** Start of Stored data **

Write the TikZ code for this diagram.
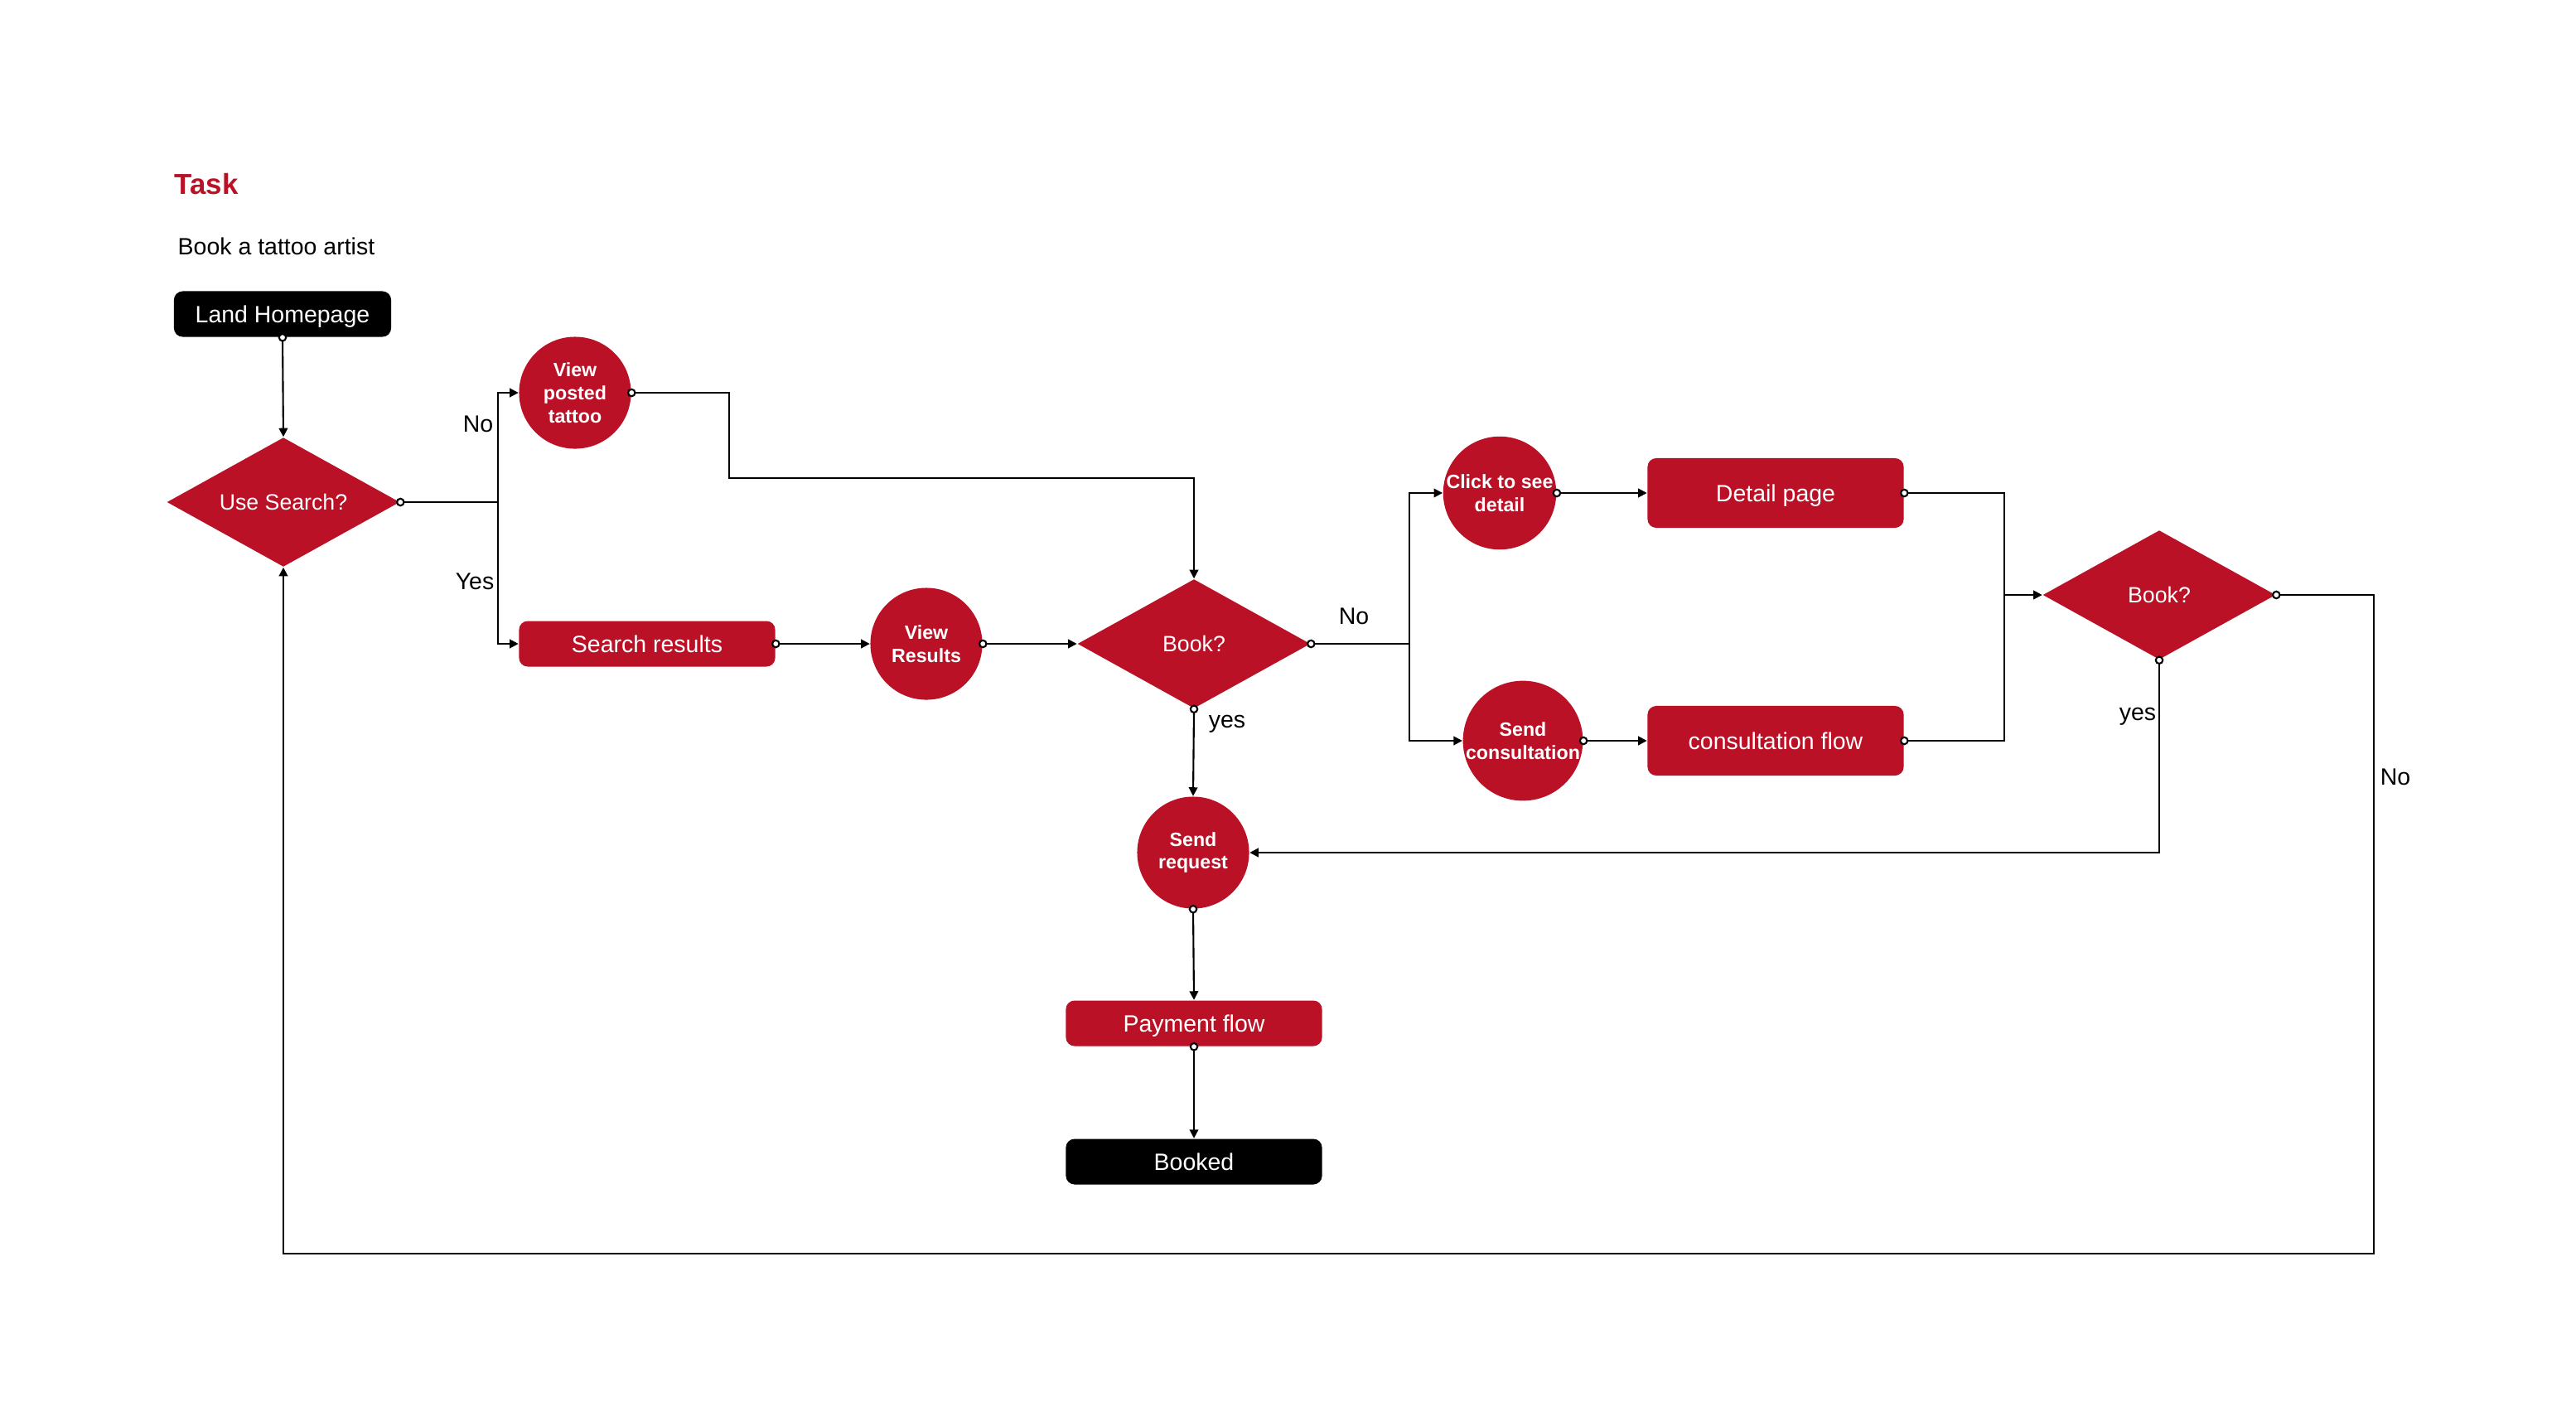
\documentclass[tikz,border=0pt]{standalone}
\usepackage{fontspec}
\setmainfont{Liberation Sans}
\usetikzlibrary{shapes.geometric, arrows.meta, positioning, calc}
\definecolor{tatRed}  {HTML}{BA1127}
\definecolor{tatInk}  {HTML}{000000}
\tikzset{
  endbox/.style  = {rectangle, rounded corners=3pt, fill=tatInk, text=white,
                    minimum width=2.62cm, minimum height=0.55cm, inner sep=0pt,
                    text depth=0pt, font=\fontsize{8.1}{9.5}\selectfont},
  pagebox/.style = {rectangle, rounded corners=3pt, fill=tatRed, text=white,
                    minimum width=3.09cm, minimum height=0.55cm, inner sep=0pt,
                    text depth=0pt, font=\fontsize{8.1}{9.5}\selectfont},
  stepdot/.style = {circle, fill=tatRed, text=white, minimum size=1.35cm,
                    inner sep=0pt, align=center,
                    font=\fontsize{6.6}{7.9}\selectfont\bfseries},
  choice/.style  = {diamond, aspect=1.8, fill=tatRed, text=white,
                    minimum width=2.81cm, minimum height=1.56cm, inner sep=0pt,
                    font=\fontsize{7.6}{9}\selectfont},
  link/.style    = {-{Triangle[length=3pt,width=3pt]}, line width=0.6pt},
  flow/.style    = {{Circle[fill=white,length=3pt]}-{Triangle[length=3pt,width=3pt]},
                    line width=0.6pt, shorten <=-1.5pt},
  joint/.style   = {{Circle[fill=white,length=3pt]}-, line width=0.6pt,
                    shorten <=-1.5pt},
  answer/.style  = {font=\fontsize{8.1}{9.5}\selectfont, inner sep=0pt},
}
\begin{document}
\begin{tikzpicture}[x=0.01cm, y=-0.01cm]
  \useasboundingbox (0,0) rectangle (3109,1714);

  % heading
  \node[anchor=west, inner sep=0pt, text=tatRed,
        font=\fontsize{9.9}{12}\selectfont\bfseries] (task) at (210,222) {Task};
  \node[anchor=west, answer] (goal) at (214,297) {Book a tattoo artist};

  % left part
  \node[endbox]  (home)   at (341,379)  {Land Homepage};
  \node[choice]  (search) at (342,606)  {Use Search?};
  \node[stepdot] (posted) at (694,474)  {View\\posted\\tattoo};
  \node[pagebox] (results) at (781,777) {Search results};
  \node[stepdot] (viewres) at (1118,777) {View\\Results};
  \node[choice]  (bookA)  at (1441,777) {Book?};

  % middle column
  \node[stepdot] (request) at (1440,1029) {Send\\request};
  \node[pagebox] (payment) at (1441,1235) {Payment flow};
  \node[endbox, minimum width=3.09cm] (booked) at (1441,1402) {Booked};

  % right part
  \node[stepdot] (seedet)  at (1810,595) {Click to see\\detail};
  \node[stepdot] (sendcon) at (1838,894) {Send\\consultation};
  \node[pagebox, minimum height=0.84cm] (detail)  at (2143,595) {Detail page};
  \node[pagebox, minimum height=0.84cm] (consult) at (2143,894) {consultation flow};
  \node[choice]  (bookB)  at (2606,718) {Book?};

  \coordinate (splitA) at (601,606);
  \coordinate (overA)  at (880,577);
  \coordinate (splitB) at (1701,777);
  \coordinate (merge)  at (2419,718);
  \coordinate (loopR)  at (2865,1513);

  % connectors
  \draw[flow] (home.south) -- (search.north);
  \draw[joint] (search.east) -- (splitA);
  \draw[link] (splitA) |- (posted.west);
  \draw[link] (splitA) |- (results.west);
  \draw[flow] (posted.east) -| (overA) -| (bookA.north);
  \draw[flow] (results.east) -- (viewres.west);
  \draw[flow] (viewres.east) -- (bookA.west);
  \draw[joint] (bookA.east) -- (splitB);
  \draw[link] (splitB) |- (seedet.west);
  \draw[link] (splitB) |- (sendcon.west);
  \draw[flow] (seedet.east) -- (detail.west);
  \draw[flow] (sendcon.east) -- (consult.west);
  \draw[joint] (detail.east) -| (merge);
  \draw[joint] (consult.east) -| (merge);
  \draw[link] (merge) -- (bookB.west);
  \draw[flow] (bookA.south) -- (request.north);
  \draw[flow] (bookB.south) |- (request.east);
  \draw[flow] (bookB.east) -| (loopR) -| (search.south);
  \draw[flow] (request.south) -- (payment.north);
  \draw[flow] (payment.south) -- (booked.north);

  % answers
  \node[answer] (noA)  at (577,512)  {No};
  \node[answer] (yesA) at (573,702)  {Yes};
  \node[answer] (noB)  at (1634,744) {No};
  \node[answer] (yesB) at (1481,874) {yes};
  \node[answer] (yesC) at (2580,865) {yes};
  \node[answer] (noC)  at (2891,938) {No};
\end{tikzpicture}
\end{document}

** End of Stored data **

_Exercise objective_
Please write out all the data again word for word, but not the pictures.

_Task solution_
Write the TikZ code for this diagram.
\documentclass[tikz,border=0pt]{standalone}
\usepackage{fontspec}
\setmainfont{Liberation Sans}
\usetikzlibrary{shapes.geometric, arrows.meta, positioning, calc}
\definecolor{tatRed}  {HTML}{BA1127}
\definecolor{tatInk}  {HTML}{000000}
\tikzset{
  endbox/.style  = {rectangle, rounded corners=3pt, fill=tatInk, text=white,
                    minimum width=2.62cm, minimum height=0.55cm, inner sep=0pt,
                    text depth=0pt, font=\fontsize{8.1}{9.5}\selectfont},
  pagebox/.style = {rectangle, rounded corners=3pt, fill=tatRed, text=white,
                    minimum width=3.09cm, minimum height=0.55cm, inner sep=0pt,
                    text depth=0pt, font=\fontsize{8.1}{9.5}\selectfont},
  stepdot/.style = {circle, fill=tatRed, text=white, minimum size=1.35cm,
                    inner sep=0pt, align=center,
                    font=\fontsize{6.6}{7.9}\selectfont\bfseries},
  choice/.style  = {diamond, aspect=1.8, fill=tatRed, text=white,
                    minimum width=2.81cm, minimum height=1.56cm, inner sep=0pt,
                    font=\fontsize{7.6}{9}\selectfont},
  link/.style    = {-{Triangle[length=3pt,width=3pt]}, line width=0.6pt},
  flow/.style    = {{Circle[fill=white,length=3pt]}-{Triangle[length=3pt,width=3pt]},
                    line width=0.6pt, shorten <=-1.5pt},
  joint/.style   = {{Circle[fill=white,length=3pt]}-, line width=0.6pt,
                    shorten <=-1.5pt},
  answer/.style  = {font=\fontsize{8.1}{9.5}\selectfont, inner sep=0pt},
}
\begin{document}
\begin{tikzpicture}[x=0.01cm, y=-0.01cm]
  \useasboundingbox (0,0) rectangle (3109,1714);

  % heading
  \node[anchor=west, inner sep=0pt, text=tatRed,
        font=\fontsize{9.9}{12}\selectfont\bfseries] (task) at (210,222) {Task};
  \node[anchor=west, answer] (goal) at (214,297) {Book a tattoo artist};

  % left part
  \node[endbox]  (home)   at (341,379)  {Land Homepage};
  \node[choice]  (search) at (342,606)  {Use Search?};
  \node[stepdot] (posted) at (694,474)  {View\\posted\\tattoo};
  \node[pagebox] (results) at (781,777) {Search results};
  \node[stepdot] (viewres) at (1118,777) {View\\Results};
  \node[choice]  (bookA)  at (1441,777) {Book?};

  % middle column
  \node[stepdot] (request) at (1440,1029) {Send\\request};
  \node[pagebox] (payment) at (1441,1235) {Payment flow};
  \node[endbox, minimum width=3.09cm] (booked) at (1441,1402) {Booked};

  % right part
  \node[stepdot] (seedet)  at (1810,595) {Click to see\\detail};
  \node[stepdot] (sendcon) at (1838,894) {Send\\consultation};
  \node[pagebox, minimum height=0.84cm] (detail)  at (2143,595) {Detail page};
  \node[pagebox, minimum height=0.84cm] (consult) at (2143,894) {consultation flow};
  \node[choice]  (bookB)  at (2606,718) {Book?};

  \coordinate (splitA) at (601,606);
  \coordinate (overA)  at (880,577);
  \coordinate (splitB) at (1701,777);
  \coordinate (merge)  at (2419,718);
  \coordinate (loopR)  at (2865,1513);

  % connectors
  \draw[flow] (home.south) -- (search.north);
  \draw[joint] (search.east) -- (splitA);
  \draw[link] (splitA) |- (posted.west);
  \draw[link] (splitA) |- (results.west);
  \draw[flow] (posted.east) -| (overA) -| (bookA.north);
  \draw[flow] (results.east) -- (viewres.west);
  \draw[flow] (viewres.east) -- (bookA.west);
  \draw[joint] (bookA.east) -- (splitB);
  \draw[link] (splitB) |- (seedet.west);
  \draw[link] (splitB) |- (sendcon.west);
  \draw[flow] (seedet.east) -- (detail.west);
  \draw[flow] (sendcon.east) -- (consult.west);
  \draw[joint] (detail.east) -| (merge);
  \draw[joint] (consult.east) -| (merge);
  \draw[link] (merge) -- (bookB.west);
  \draw[flow] (bookA.south) -- (request.north);
  \draw[flow] (bookB.south) |- (request.east);
  \draw[flow] (bookB.east) -| (loopR) -| (search.south);
  \draw[flow] (request.south) -- (payment.north);
  \draw[flow] (payment.south) -- (booked.north);

  % answers
  \node[answer] (noA)  at (577,512)  {No};
  \node[answer] (yesA) at (573,702)  {Yes};
  \node[answer] (noB)  at (1634,744) {No};
  \node[answer] (yesB) at (1481,874) {yes};
  \node[answer] (yesC) at (2580,865) {yes};
  \node[answer] (noC)  at (2891,938) {No};
\end{tikzpicture}
\end{document}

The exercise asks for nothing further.